The comfort zone that Mr. Hausswolff leaves us in is quickly shattered by Yasunao Tone and Hecker. Modem tone scrape / Reaction to metals / laptop boredom. Their performance was all this and more. Convinced the whole thing was just playback, with virtually little or no interaction from either.
Slightly disappointed that Mark Stewart didn't do as many Pop Group songs as i'd have liked. His set list seemed to explore the more darker end of his output. Unfamiliar and alien to me, anyway. But after a slightly wobbly start, his set quickly settled into a followable groove. The tight backing of the old Sugarhill group provided a decent, if not exactly thrilling, musical backdrop.
A quick shift in audience (average age drops by 10 years) for Aphex Twin's set. Largely forgettable nonsense: tired acid, disjointed hip-hop and some slightly dodgy breakbeat. Only when he replayed moments off the brilliant Analord series did we all liven up. But those were too few and far between.
Whitehouse. Eeeek! A recent Wire article stated that the more they try to 'shock', the funnier they become. And I'm inclined to agree. The black-svelted duo of Bennett and Best position their laptops at extreme ends of the stage, allowing centre space for vocal turns.

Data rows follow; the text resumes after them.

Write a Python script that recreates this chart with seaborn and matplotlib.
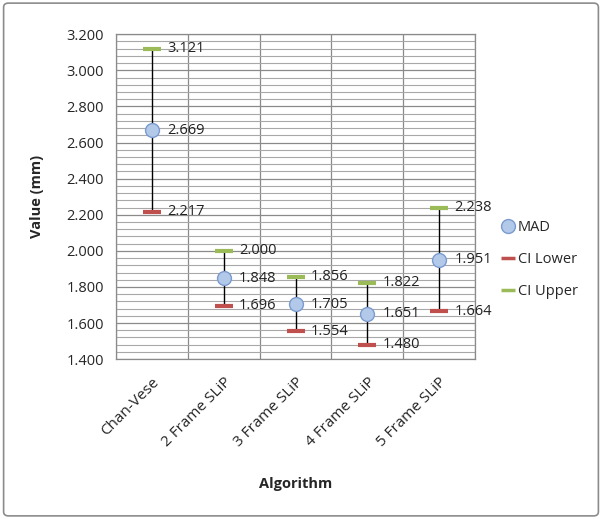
import matplotlib
matplotlib.use("Agg")
import matplotlib.pyplot as plt
from matplotlib.patches import FancyBboxPatch
from matplotlib.lines import Line2D
import numpy as np
import pandas as pd
import seaborn as sns

# data
algorithms = ["Chan-Vese", "2 Frame SLiP", "3 Frame SLiP", "4 Frame SLiP", "5 Frame SLiP"]
mad = [2.669, 1.848, 1.705, 1.651, 1.951]
ci_lower = [2.217, 1.696, 1.554, 1.480, 1.664]
ci_upper = [3.121, 2.000, 1.856, 1.822, 2.238]

df = pd.DataFrame({"Algorithm": algorithms, "MAD": mad, "CI Lower": ci_lower, "CI Upper": ci_upper})
df["x"] = np.arange(len(df))

sns.set_style("white")
plt.rcParams["font.family"] = ["Open Sans", "DejaVu Sans"]
fs = 10.5

fig = plt.figure(figsize=(6.02, 5.19), dpi=100)
ax = fig.add_axes([0.193, 0.308, 0.596, 0.626])

# outer frame
fig.patches.append(FancyBboxPatch((0.006, 0.006), 0.988, 0.988, boxstyle="round,pad=0,rounding_size=0.008",
                                  transform=fig.transFigure, fill=False, edgecolor="#8c8c8c", lw=1.2))

# error lines
ax.vlines(df["x"], df["CI Lower"], df["CI Upper"], color="black", lw=1.0, zorder=2)

sns.scatterplot(data=df, x="x", y="CI Upper", ax=ax, marker="_", s=160, linewidth=3,
                color="#9bbb59", zorder=3, legend=False)
sns.scatterplot(data=df, x="x", y="CI Lower", ax=ax, marker="_", s=160, linewidth=3,
                color="#c0504d", zorder=3, legend=False)
sns.scatterplot(data=df, x="x", y="MAD", ax=ax, marker="o", s=100, color="#b3c9ea",
                edgecolor="#7b9bd0", linewidth=1.0, zorder=4, legend=False)

# data labels
for col in ["CI Upper", "MAD", "CI Lower"]:
    for xi, v in zip(df["x"], df[col]):
        ax.annotate(f"{v:.3f}", (xi, v), xytext=(11, 0), textcoords="offset points",
                    va="center", ha="left", fontsize=fs, color="#222222", zorder=5)

ax.set_xlim(-0.5, 4.5)
ax.set_ylim(1.4, 3.2)
ax.set_yticks(np.arange(1.4, 3.201, 0.2))
ax.set_yticks(np.arange(1.4, 3.201, 0.04), minor=True)
ax.set_yticklabels([f"{t:.3f}" for t in np.arange(1.4, 3.201, 0.2)], fontsize=fs)
ax.set_xticks(np.arange(-0.5, 4.6, 1), minor=True)
ax.set_xticks(df["x"])
ax.set_xticklabels(algorithms, rotation=45, ha="right", rotation_mode="anchor", fontsize=11)
ax.tick_params(axis="x", which="major", length=0, pad=11)
ax.tick_params(axis="y", which="major", length=5, color="#868686", pad=4)
ax.tick_params(axis="y", which="minor", length=0)

ax.grid(which="minor", axis="y", color="#a8a8a8", lw=0.8)
ax.grid(which="major", axis="y", color="#8a8a8a", lw=0.9)
ax.grid(which="minor", axis="x", color="#8a8a8a", lw=0.9)
ax.grid(which="major", axis="x", visible=False)
ax.set_axisbelow(True)
for s in ax.spines.values():
    s.set_color("#8a8a8a")
    s.set_linewidth(0.9)

ax.set_xlabel("Algorithm", fontsize=fs, fontweight="bold", labelpad=20)
ax.set_ylabel("Value (mm)", fontsize=fs, fontweight="bold", labelpad=16)

handles = [
    Line2D([], [], marker="o", linestyle="none", markersize=10, markerfacecolor="#b3c9ea",
           markeredgecolor="#7b9bd0", label="MAD"),
    Line2D([], [], marker="_", linestyle="none", markersize=10, markeredgewidth=2.5,
           color="#c0504d", label="CI Lower"),
    Line2D([], [], marker="_", linestyle="none", markersize=10, markeredgewidth=2.5,
           color="#9bbb59", label="CI Upper"),
]
fig.legend(handles=handles, loc="center left", bbox_to_anchor=(0.812, 0.50), frameon=False,
           fontsize=fs, handlelength=0.8, handletextpad=0.3, labelspacing=1.15)

fig.savefig("out.png", dpi=100)
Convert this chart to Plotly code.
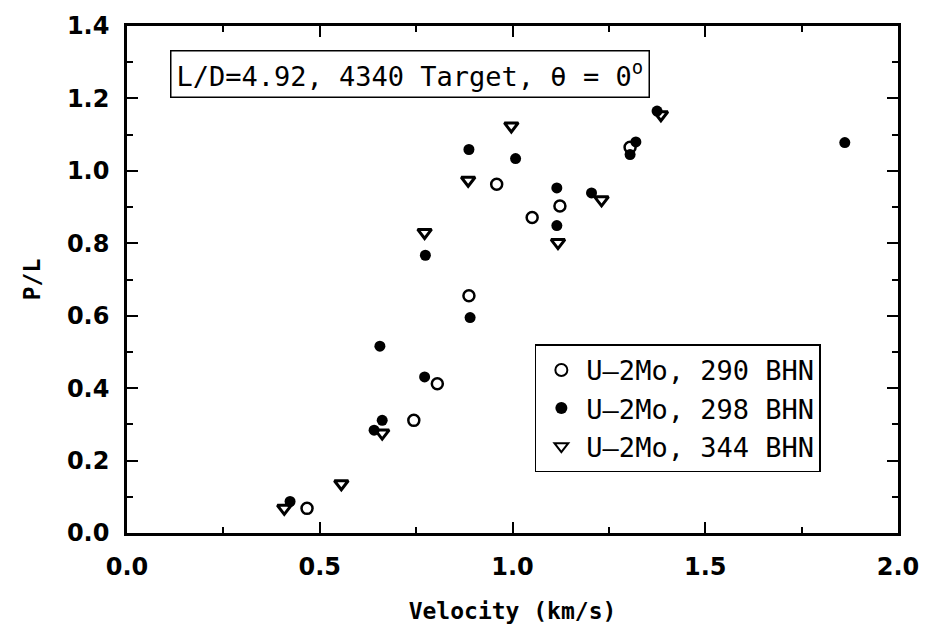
import plotly.graph_objects as go

# Penetration depth normalised by rod length vs. impact velocity
v_290 = [0.467, 0.744, 0.805, 0.887, 0.959, 1.051, 1.123, 1.305]
pl_290 = [0.068, 0.311, 0.412, 0.655, 0.963, 0.871, 0.903, 1.065]

v_298 = [0.423, 0.641, 0.662, 0.656, 0.772, 0.774, 0.890, 0.887, 1.008,
         1.115, 1.115, 1.205, 1.305, 1.320, 1.375, 1.862]
pl_298 = [0.087, 0.284, 0.311, 0.516, 0.431, 0.767, 0.595, 1.059, 1.034,
          0.953, 0.849, 0.939, 1.045, 1.080, 1.165, 1.078]

v_344 = [0.408, 0.556, 0.662, 0.772, 0.885, 0.997, 1.118, 1.231, 1.385]
pl_344 = [0.068, 0.136, 0.276, 0.830, 0.974, 1.124, 0.802, 0.920, 1.155]

series_names = ["U\u20132Mo, 290 BHN", "U\u20132Mo, 298 BHN", "U\u20132Mo, 344 BHN"]
x_ticks = [0.0, 0.5, 1.0, 1.5, 2.0]
y_ticks = [0.0, 0.2, 0.4, 0.6, 0.8, 1.0, 1.2, 1.4]

fig = go.Figure()
fig.add_trace(go.Scatter(
    x=v_290, y=pl_290, mode="markers", name=series_names[0],
    marker=dict(symbol="circle-open", size=11, color="black",
                line=dict(width=2.5, color="black"))))
fig.add_trace(go.Scatter(
    x=v_298, y=pl_298, mode="markers", name=series_names[1],
    marker=dict(symbol="circle", size=11, color="black")))
fig.add_trace(go.Scatter(
    x=v_344, y=pl_344, mode="markers", name=series_names[2],
    marker=dict(symbol="triangle-down-open", size=12, color="black",
                line=dict(width=3, color="black"))))

tick_font = dict(family="DejaVu Sans", size=24, color="black")
title_font = dict(family="DejaVu Sans Mono", size=23, color="black")
axis_common = dict(
    showgrid=False, zeroline=False, showline=True, linecolor="black",
    linewidth=2.5, mirror="allticks", ticks="inside", ticklen=11,
    tickwidth=2, tickcolor="black", tickfont=tick_font, ticklabelstandoff=10,
)

fig.update_xaxes(
    range=[0, 2.0], tickvals=x_ticks, ticktext=[f"<b>{t:.1f}</b>" for t in x_ticks],
    minor=dict(dtick=0.25, ticks="inside", ticklen=6, tickwidth=1.5, tickcolor="black"),
    title=dict(text="<b>Velocity (km/s)</b>", standoff=24, font=title_font),
    **axis_common)
fig.update_yaxes(
    range=[0, 1.4], tickvals=y_ticks, ticktext=[f"<b>{t:.1f}</b>" for t in y_ticks],
    minor=dict(dtick=0.1, ticks="inside", ticklen=6, tickwidth=1.5, tickcolor="black"),
    title=dict(text="<b>P/L</b>", standoff=20, font=title_font),
    **axis_common)

fig.add_annotation(
    xref="paper", yref="paper", x=0.056, y=0.953, xanchor="left", yanchor="top",
    text="L/D=4.92, 4340 Target, \u03b8 = 0<sup>o</sup>", showarrow=False,
    font=dict(family="DejaVu Sans Mono", size=27, color="black"),
    bordercolor="black", borderwidth=1.5, borderpad=5, bgcolor="white")

fig.update_layout(
    width=931, height=636,
    margin=dict(l=127, r=24, t=20, b=103),
    paper_bgcolor="white", plot_bgcolor="white",
    legend=dict(
        x=0.529, y=0.372, xanchor="left", yanchor="top",
        bordercolor="black", borderwidth=1.5, bgcolor="white",
        font=dict(family="DejaVu Sans Mono", size=27, color="black"),
        itemsizing="constant", itemwidth=40,
    ),
)

fig.write_html("out.html")
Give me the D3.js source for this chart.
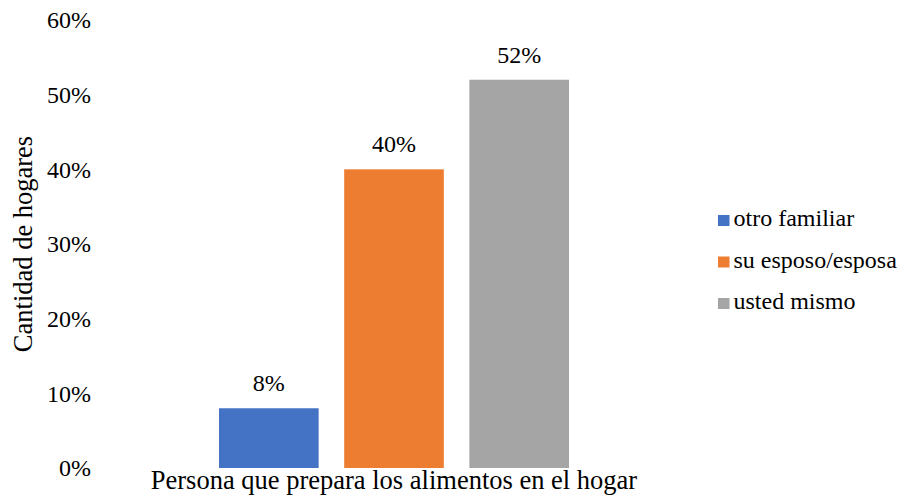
<!DOCTYPE html>
<html>
<head>
<meta charset="utf-8">
<script src="https://cdn.jsdelivr.net/npm/d3@7"></script>
<style>
  html, body { margin: 0; padding: 0; background: #fff; }
  svg text { font-family: "Liberation Serif", "Times New Roman", serif; fill: #000; }
</style>
</head>
<body>
<svg id="chart" width="903" height="502"></svg>
<script>
// Who prepares food in the household (share of households)
const categories = ["otro familiar", "su esposo/esposa", "usted mismo"];
const values = [8, 40, 52];
const colors = ["#4472C4", "#ED7D31", "#A5A5A5"];
const yTicks = [0, 10, 20, 30, 40, 50, 60];
const yTitle = "Cantidad de hogares";
const xTitle = "Persona que prepara los alimentos en el hogar";

const svg = d3.select("#chart");
const plot = { top: 20, bottom: 468 };

const y = d3.scaleLinear().domain([0, 60]).range([plot.bottom, plot.top]);
const x = d3.scaleBand().domain(categories)
  .range([219, 569]).paddingInner(0.204).paddingOuter(0);

// Y axis: labels only, no line or ticks
const yAxis = d3.axisLeft(y).tickValues(yTicks).tickFormat(d => d + "%").tickSize(0).tickPadding(0);
const gy = svg.append("g").attr("transform", "translate(91,0)").call(yAxis);
gy.select(".domain").remove();
gy.attr("font-family", null).attr("font-size", null);
gy.selectAll("text").style("font-size", "24px").attr("fill", "#000");

// Bars
svg.append("g").selectAll("rect").data(values).join("rect")
  .attr("x", (d, i) => x(categories[i]))
  .attr("y", d => y(d))
  .attr("width", x.bandwidth())
  .attr("height", d => y(0) - y(d))
  .attr("fill", (d, i) => colors[i]);

// Value labels
svg.append("g").selectAll("text").data(values).join("text")
  .attr("x", (d, i) => x(categories[i]) + x.bandwidth() / 2)
  .attr("y", d => y(d) - 17)
  .attr("text-anchor", "middle")
  .style("font-size", "24px")
  .text(d => d + "%");

// Axis titles
svg.append("text")
  .attr("transform", "translate(32,244) rotate(-90)")
  .attr("text-anchor", "middle")
  .style("font-size", "26.5px")
  .text(yTitle);

svg.append("text")
  .attr("x", 394).attr("y", 489)
  .attr("text-anchor", "middle")
  .style("font-size", "26.5px")
  .text(xTitle);

// Legend
const legend = svg.append("g").selectAll("g").data(categories).join("g")
  .attr("transform", (d, i) => `translate(718,${226 + i * 41.5})`);
legend.append("rect").attr("x", 0).attr("y", -11).attr("width", 11.5).attr("height", 11)
  .attr("fill", (d, i) => colors[i]);
legend.append("text").attr("x", 15.5).attr("y", 0)
  .style("font-size", "24px").text(d => d);
</script>
</body>
</html>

The high-velocity, freefall scream that constitutes their 'power electronics' certainly knocks the wind out of you. Best's lyrical, high-pitched sneer that occasionally ascends into incoherent gutteral shrieks is perverse as it is arresting.
But some members of the crowd take their cabaret posturing a tad too literally. And beercans and bottles start slowly making their way towards the stage via the air. After a few land too close for comfort, they both decide to jack it in, plug themselves out and leave. British Murder Boys do their best to follow. But even they know that the fiercest statement of the night has already been made.